Nunca nos convencemos del todo de las creencias de los Proctor, y por eso son tan creíbles como los protagonistas. Hay otro personaje muy interesante, que recuerdo muy bien de la primera función a la que asistí de The Crucible y que también resalta en esta versión: la figura del reverendo Hale, experto en actos de brujería, enviado especial hacia el pueblo para verificar la certeza de las acusaciones. Al inicio, rígido en sus creencias y convencido de la presencia del maligno, Hale está del lado de las acusadoras.

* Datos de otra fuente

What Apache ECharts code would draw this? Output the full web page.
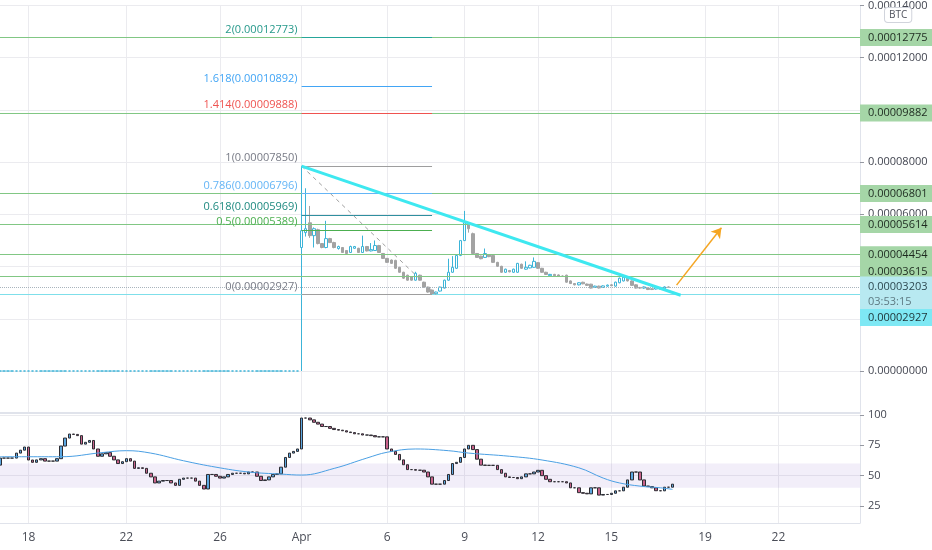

Pero, como arquetipo del extraño apartado del pueblo, Hale empieza a mirar. Mira las rencillas y tensiones en el pueblo. Observa la evidente debilidad de los argumentos de Abigail Williams y el resto de las acusadoras. Nota la sinceridad de los Proctor y de los demás acusados. Y, sobre todo, es testigo de lo absurdo de los juicios. O los acusados confiesan la brujería o son llevados a la horca. El pueblo es juez y parte. Todo argumento racional es fácilmente refutable bajo la presunción de manipulación por brujería, y, por tanto, todo argumento de las acusadoras no puede ser falseado. Si alguien dice algo en contra, está poseído o tiene poderes. De a pocos, el reverendo Hale, como la audiencia, abandona toda esperanza, y descubre los límites de su propia creencia, hábilmente distorsionada por los poderosos del pueblo.